It is hardly news that bad arguments can lead to bad law. A recent example is the Sixth Circuit's opinion Tuesday in Zomba Enterprises, Inc. v. Panorama Records, Inc., 2007 WL 1814319 (6th Cir. June 26, 2007). There have been a few other cases involving the unlicensed use of music in karaoke CDs, see e.g. ABKCO Records, Inc. v. Stellar Records, Inc., 96 F.3d 60 (2d Cir. 1996)(Section 115 compulsory license not available), but in Zomba, defendant had the chutzpah to argue that its unlicensed creation and marketing of CD+Gs (CD plus graphics) constituted fair use. Not surprisingly the claim was rejected and a judgment of $806,000 for willful statutory damages awarded, along with $76,456 in attorney's fees.
What is regrettable is loose language in the court's proper rejection of the fair use argument, particularly in its discussion of the first factor, reproduced here almost in its entirety:
As an initial matter, Panorama's use of the compositions is only minimally, if at all, transformative. Although Panorama created its own recordings of these songs, Santos admitted that the hired musicians did not “change the words or music.” Unlike a parody, see Campbell, 510 U.S. at 579-80, a facsimile recording of a copyrighted composition adds nothing new to the original and accordingly has virtually no transformative value. Cf. Princeton Univ. Press, 99 F.3d at 1389 (“If you make verbatim copies of 95 pages of a 316-page book, you have not transformed the 95 pages very much.... This kind of mechanical ‘transformation’ bears little resemblance to the creative metamorphosis accomplished by the parodists in the Campbell case .”).

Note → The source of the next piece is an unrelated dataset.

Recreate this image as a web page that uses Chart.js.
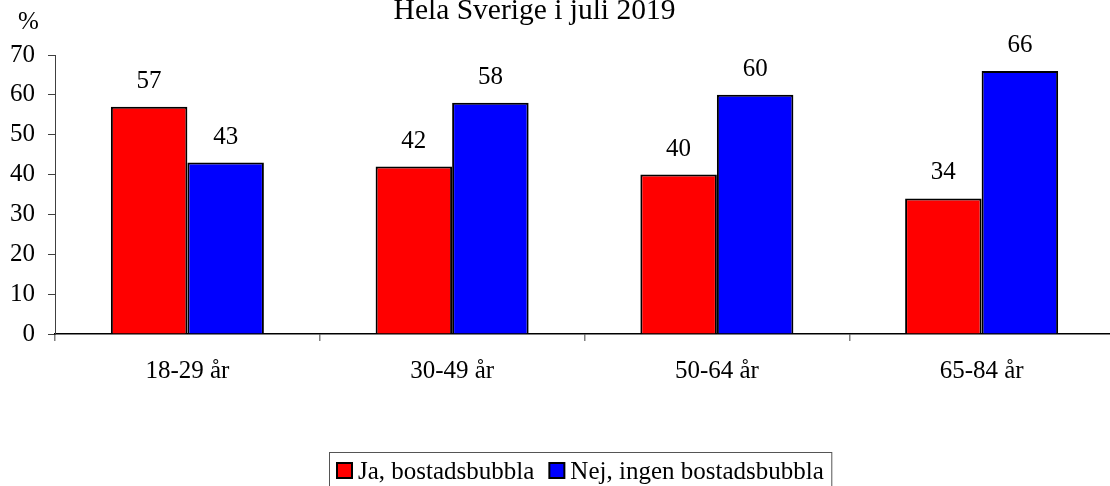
<!DOCTYPE html>
<html>
<head>
<meta charset="utf-8">
<script src="https://cdn.jsdelivr.net/npm/chart.js@4/dist/chart.umd.min.js"></script>
<style>
  html, body { margin: 0; padding: 0; background: #fff; overflow: hidden; }
  #wrap { width: 1110px; height: 486px; overflow: hidden; }
  canvas { display: block; }
</style>
</head>
<body>
<div id="wrap"><canvas id="c" width="1120" height="486"></canvas></div>
<script>
const categories = ["18-29 år", "30-49 år", "50-64 år", "65-84 år"];
const jaValues = [57, 42, 40, 34];
const nejValues = [43, 58, 60, 66];
const seriesNames = ["Ja, bostadsbubbla", "Nej, ingen bostadsbubbla"];
const titleText = "Hela Sverige i juli 2019";
const unitText = "%";

const FONT = "'Liberation Serif', 'Times New Roman', serif";

const extras = {
  id: 'extras',
  afterDatasetsDraw(chart) {
    const ctx = chart.ctx;
    ctx.save();
    ctx.fillStyle = '#000';
    ctx.textBaseline = 'alphabetic';
    // value labels
    ctx.font = '25px ' + FONT;
    ctx.textAlign = 'center';
    chart.data.datasets.forEach((ds, i) => {
      const meta = chart.getDatasetMeta(i);
      meta.data.forEach((bar, j) => {
        ctx.fillText(String(ds.data[j]), bar.x, bar.y - 19);
      });
    });
    // title
    ctx.font = '29.5px ' + FONT;
    ctx.fillText(titleText, 534.5, 19);
    // unit
    ctx.font = '25px ' + FONT;
    ctx.textAlign = 'left';
    ctx.fillText(unitText, 18, 29);
    // legend
    const items = chart.data.datasets.map(ds => ({ label: ds.label, color: ds.backgroundColor }));
    ctx.font = '25px ' + FONT;
    let x = 337;
    const sq = 15, top = 463;
    items.forEach(it => {
      ctx.fillStyle = it.color;
      ctx.fillRect(x, top, sq, sq);
      ctx.strokeStyle = '#000';
      ctx.lineWidth = 2;
      ctx.strokeRect(x, top, sq, sq);
      ctx.fillStyle = '#000';
      ctx.fillText(it.label, x + 21, 479);
      x += 21 + ctx.measureText(it.label).width + 15;
    });
    ctx.strokeStyle = '#555';
    ctx.lineWidth = 1;
    ctx.strokeRect(329.5, 452.5, x - 15 + 8 - 329.5, 60);
    ctx.restore();
  }
};

new Chart(document.getElementById('c'), {
  type: 'bar',
  data: {
    labels: categories,
    datasets: [
      { label: seriesNames[0], data: jaValues, backgroundColor: '#FF0000', borderColor: '#000', borderWidth: 2 },
      { label: seriesNames[1], data: nejValues, backgroundColor: '#0000FF', borderColor: '#000', borderWidth: 2 }
    ]
  },
  options: {
    responsive: false,
    animation: false,
    devicePixelRatio: 1,
    layout: { padding: { top: 55, right: 6, left: 0, bottom: 0 } },
    datasets: { bar: { categoryPercentage: 0.578, barPercentage: 1 } },
    plugins: { legend: { display: false }, title: { display: false }, tooltip: { enabled: false } },
    scales: {
      x: {
        afterFit(s) { s.height = 152; },
        grid: { display: true, drawOnChartArea: false, tickLength: 7, color: '#808080', lineWidth: 1.5, offset: true },
        border: { display: true, color: '#000', width: 1.5 },
        ticks: { color: '#000', font: { family: FONT, size: 25 }, padding: 15, maxRotation: 0 }
      },
      y: {
        min: 0, max: 70,
        afterFit(s) { s.width = 55; },
        grid: { display: true, drawOnChartArea: false, tickLength: 7, color: '#404040', lineWidth: 1 },
        border: { display: true, color: '#404040', width: 1 },
        ticks: { stepSize: 10, color: '#000', font: { family: FONT, size: 25 }, padding: 13 }
      }
    }
  },
  plugins: [extras]
});
</script>
</body>
</html>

The crux of Panorama's fair-use argument is its assertion that its use was transformative because its karaoke packages are used for “teaching.” Notably, this focus is newly found. In the district court, Panorama's primary argument was that their karaoke packages “encourage creativity, and often commentary” among their end-users, and accordingly qualify as “transformative works.” Although Panorama offered a passing reference to karaoke's value as “an interactive and educational experience,” it never argued that the primary purpose of karaoke is “teaching,” and for good reason, as this argument is wholly meritless. Panorama's own description of karaoke further undermines its assertion regarding “teaching”: “Karaoke is primarily thought of as a form of entertainment that allows anyone to grab a microphone, hop on stage, and live out their [sic] fantasies of performing as famous music stars.” Moreover, the record is bereft of evidence indicating that Panorama's products are used for teaching at all (e.g., invoices showing sales to schools, advertisements aimed at educators, affidavits from teachers, etc.).

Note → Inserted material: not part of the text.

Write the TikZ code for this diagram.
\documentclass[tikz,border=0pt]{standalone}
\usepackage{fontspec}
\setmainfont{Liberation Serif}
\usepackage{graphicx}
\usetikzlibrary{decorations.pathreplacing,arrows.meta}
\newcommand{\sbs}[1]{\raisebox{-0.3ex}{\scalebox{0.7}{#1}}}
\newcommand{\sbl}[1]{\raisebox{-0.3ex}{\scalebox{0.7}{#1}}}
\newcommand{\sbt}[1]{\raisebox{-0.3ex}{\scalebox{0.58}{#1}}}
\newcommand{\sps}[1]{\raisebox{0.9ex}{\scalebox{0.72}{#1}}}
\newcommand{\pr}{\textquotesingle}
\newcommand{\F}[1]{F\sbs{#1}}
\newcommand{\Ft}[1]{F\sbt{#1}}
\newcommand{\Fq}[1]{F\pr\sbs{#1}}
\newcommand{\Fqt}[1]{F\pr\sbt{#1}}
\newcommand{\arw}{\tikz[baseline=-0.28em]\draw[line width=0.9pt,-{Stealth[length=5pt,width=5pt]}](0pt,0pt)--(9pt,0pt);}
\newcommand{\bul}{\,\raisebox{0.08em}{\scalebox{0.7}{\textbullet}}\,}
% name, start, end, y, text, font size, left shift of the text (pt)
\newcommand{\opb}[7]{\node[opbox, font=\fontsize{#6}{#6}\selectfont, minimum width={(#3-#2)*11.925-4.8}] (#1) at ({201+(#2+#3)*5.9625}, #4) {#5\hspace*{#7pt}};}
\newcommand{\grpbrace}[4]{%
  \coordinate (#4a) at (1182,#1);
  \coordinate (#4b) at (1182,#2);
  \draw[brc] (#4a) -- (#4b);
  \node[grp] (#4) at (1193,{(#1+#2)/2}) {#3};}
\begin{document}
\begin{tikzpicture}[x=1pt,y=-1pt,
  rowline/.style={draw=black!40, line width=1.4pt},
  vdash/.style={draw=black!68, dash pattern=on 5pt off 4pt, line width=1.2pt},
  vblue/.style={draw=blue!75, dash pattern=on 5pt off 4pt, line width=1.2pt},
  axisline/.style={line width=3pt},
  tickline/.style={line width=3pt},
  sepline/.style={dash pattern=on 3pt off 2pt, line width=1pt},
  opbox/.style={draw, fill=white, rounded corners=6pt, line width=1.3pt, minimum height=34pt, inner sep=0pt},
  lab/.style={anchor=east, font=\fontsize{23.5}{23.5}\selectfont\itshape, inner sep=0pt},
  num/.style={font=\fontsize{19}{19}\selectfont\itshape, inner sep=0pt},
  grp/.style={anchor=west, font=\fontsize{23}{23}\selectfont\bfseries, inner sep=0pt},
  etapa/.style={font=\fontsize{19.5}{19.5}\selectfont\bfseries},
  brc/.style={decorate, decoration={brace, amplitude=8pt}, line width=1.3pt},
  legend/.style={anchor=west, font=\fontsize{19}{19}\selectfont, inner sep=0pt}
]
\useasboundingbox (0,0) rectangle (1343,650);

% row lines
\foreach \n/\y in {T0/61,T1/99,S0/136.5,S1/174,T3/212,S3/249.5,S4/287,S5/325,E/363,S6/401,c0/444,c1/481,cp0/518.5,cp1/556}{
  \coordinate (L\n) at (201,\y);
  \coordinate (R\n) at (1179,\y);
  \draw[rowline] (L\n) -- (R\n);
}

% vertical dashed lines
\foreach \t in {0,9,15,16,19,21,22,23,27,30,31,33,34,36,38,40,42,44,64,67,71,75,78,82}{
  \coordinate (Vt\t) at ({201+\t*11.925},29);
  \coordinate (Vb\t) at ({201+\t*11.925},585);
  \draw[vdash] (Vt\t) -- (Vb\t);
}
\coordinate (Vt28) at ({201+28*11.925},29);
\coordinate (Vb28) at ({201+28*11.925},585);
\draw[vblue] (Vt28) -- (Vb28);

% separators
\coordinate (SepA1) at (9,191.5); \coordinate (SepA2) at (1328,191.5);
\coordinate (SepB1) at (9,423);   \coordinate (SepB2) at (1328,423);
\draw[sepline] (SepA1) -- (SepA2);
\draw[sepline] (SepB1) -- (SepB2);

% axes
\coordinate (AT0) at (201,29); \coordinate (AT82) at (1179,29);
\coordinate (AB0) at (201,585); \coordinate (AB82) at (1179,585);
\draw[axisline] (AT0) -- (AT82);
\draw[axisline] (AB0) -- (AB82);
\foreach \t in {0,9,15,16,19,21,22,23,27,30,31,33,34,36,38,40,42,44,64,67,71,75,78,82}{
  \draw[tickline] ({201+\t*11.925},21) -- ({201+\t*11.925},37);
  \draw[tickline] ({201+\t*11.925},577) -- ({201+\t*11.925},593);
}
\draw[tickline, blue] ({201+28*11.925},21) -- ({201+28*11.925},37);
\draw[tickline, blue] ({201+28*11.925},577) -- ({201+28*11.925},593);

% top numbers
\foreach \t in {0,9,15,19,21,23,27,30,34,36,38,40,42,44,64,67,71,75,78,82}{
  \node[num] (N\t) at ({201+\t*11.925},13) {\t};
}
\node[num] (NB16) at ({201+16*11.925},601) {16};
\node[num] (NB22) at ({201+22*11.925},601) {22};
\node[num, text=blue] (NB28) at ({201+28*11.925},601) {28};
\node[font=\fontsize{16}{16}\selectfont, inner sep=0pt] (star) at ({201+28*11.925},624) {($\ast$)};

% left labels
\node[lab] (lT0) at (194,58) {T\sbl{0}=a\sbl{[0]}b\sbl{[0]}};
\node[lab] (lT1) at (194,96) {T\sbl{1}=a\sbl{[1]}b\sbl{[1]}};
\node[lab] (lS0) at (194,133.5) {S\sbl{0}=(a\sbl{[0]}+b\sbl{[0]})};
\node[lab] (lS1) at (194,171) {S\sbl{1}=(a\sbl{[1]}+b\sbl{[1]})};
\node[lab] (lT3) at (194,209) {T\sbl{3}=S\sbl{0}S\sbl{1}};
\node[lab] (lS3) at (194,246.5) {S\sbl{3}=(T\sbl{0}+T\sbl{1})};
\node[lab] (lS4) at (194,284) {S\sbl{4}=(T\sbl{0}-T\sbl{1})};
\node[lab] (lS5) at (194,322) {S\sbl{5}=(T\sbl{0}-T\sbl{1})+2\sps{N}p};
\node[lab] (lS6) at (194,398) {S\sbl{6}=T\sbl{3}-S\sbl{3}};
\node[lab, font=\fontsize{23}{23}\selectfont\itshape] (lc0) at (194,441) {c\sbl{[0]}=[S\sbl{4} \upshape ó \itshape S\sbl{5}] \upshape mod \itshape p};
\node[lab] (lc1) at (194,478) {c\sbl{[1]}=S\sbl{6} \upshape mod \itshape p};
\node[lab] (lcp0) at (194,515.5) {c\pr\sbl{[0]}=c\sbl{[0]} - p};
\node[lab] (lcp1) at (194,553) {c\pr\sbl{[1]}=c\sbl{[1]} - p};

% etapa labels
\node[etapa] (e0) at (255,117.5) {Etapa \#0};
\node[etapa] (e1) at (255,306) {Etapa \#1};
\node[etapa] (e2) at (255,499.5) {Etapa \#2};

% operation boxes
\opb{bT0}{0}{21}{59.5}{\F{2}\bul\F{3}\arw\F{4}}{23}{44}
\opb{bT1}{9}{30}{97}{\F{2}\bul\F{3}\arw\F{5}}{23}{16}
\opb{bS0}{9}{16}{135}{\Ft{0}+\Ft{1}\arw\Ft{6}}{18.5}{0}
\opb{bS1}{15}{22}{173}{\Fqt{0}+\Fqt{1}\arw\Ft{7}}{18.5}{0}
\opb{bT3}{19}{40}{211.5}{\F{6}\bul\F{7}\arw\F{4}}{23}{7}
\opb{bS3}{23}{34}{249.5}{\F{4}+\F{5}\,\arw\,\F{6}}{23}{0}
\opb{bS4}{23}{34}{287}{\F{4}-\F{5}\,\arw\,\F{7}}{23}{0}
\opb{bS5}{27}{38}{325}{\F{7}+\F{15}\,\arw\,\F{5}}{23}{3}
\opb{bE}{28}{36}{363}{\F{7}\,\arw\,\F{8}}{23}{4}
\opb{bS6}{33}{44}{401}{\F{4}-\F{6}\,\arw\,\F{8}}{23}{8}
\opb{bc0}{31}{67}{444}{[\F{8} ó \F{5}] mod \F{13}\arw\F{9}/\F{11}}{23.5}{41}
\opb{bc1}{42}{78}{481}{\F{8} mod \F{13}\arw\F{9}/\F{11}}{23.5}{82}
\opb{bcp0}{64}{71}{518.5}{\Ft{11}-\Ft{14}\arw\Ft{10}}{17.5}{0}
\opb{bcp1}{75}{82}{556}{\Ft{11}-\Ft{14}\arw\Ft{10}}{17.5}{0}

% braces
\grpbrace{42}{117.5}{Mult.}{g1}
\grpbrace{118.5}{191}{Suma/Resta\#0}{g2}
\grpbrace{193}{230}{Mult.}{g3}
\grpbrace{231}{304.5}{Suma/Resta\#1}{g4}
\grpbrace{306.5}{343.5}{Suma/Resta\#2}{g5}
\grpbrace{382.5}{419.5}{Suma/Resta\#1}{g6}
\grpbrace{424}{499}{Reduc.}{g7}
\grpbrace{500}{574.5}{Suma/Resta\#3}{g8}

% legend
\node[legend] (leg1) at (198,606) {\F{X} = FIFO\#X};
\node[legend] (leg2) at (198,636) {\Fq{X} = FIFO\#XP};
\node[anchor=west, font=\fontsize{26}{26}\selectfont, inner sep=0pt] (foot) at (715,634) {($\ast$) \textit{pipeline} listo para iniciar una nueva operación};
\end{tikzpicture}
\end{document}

More importantly though, the end-user's utilization of the product is largely irrelevant; instead, the focus is on whether alleged infringer's use is transformative and/or commercial. In Princeton University Press, we considered a copyright suit against a college-town copy shop that copied portions of books and then sold these copies to students in “coursepacks.” 99 F.3d at 1383. We rejected the copy shop's fair-use defense, concluding that the defendant's copying was a commercial use, even though the students ultimately used the copies for educational purposes. Id. at 1389. To reach this conclusion, we emphasized that “the use of the materials by the students is not the use that the publishers are challenging.” Id. at 1386. Instead, the publishers were challenging “the duplication of copyrighted materials for sale by a for-profit corporation that has decided to maximize its profits ... by declining to pay the royalties requested by the holders of the copyrights.” Id.
Quite similarly, Zomba does not challenge karaoke crooners' renditions (atrocious or otherwise) of the relevant compositions, but rather Panorama's decision to copy these songs onto CD+Gs and then distribute them without paying royalties. Like the copying at issue in Princeton University Press, Panorama's manufacturing and selling the karaoke packages at issue “was performed on a profit-making basis by a commercial enterprise.” Id. at 1389. Accordingly, Panorama's use is commercial in nature, a fact militating against its fair-use defense.
Its the bolded sentence that bothers me: "More importantly though, the end-user's utilization of the product is largely irrelevant; instead, the focus is on whether alleged infringer's use is transformative and/or commercial." The sentence bothers me because Zomba did not make the end-user's conduct an issue so the court didn't need to reach it. Princeton University Press and other decisions, like Kinko's in the SDNY, paint with too broad a brush. It is reasonable that each defendant has to prove its own entitlement to fair use, but to argue that that entitlement has to be made in a vacuum is absurd: it divorces the purpose of the use from the first factor's "nature and purpose of the use." Fpr example, in the Cablevision RS-DVR case (478 F. Supp.2d 607 (S.D.N.Y 2007), currently on appeal), had Cablevision made a fair use argument for itself, would it have been "largely irrelevant" that Cablevision's letting consumers store time-shifted programming on Cablevision's servers rather than on a set-top box?
The signal failure of fair use decision making is the irresistible tendency of courts to announce and apply hard and fast rules to what is always an ad hoc determination, in the process destroying the very nature and purpose of the doctrine.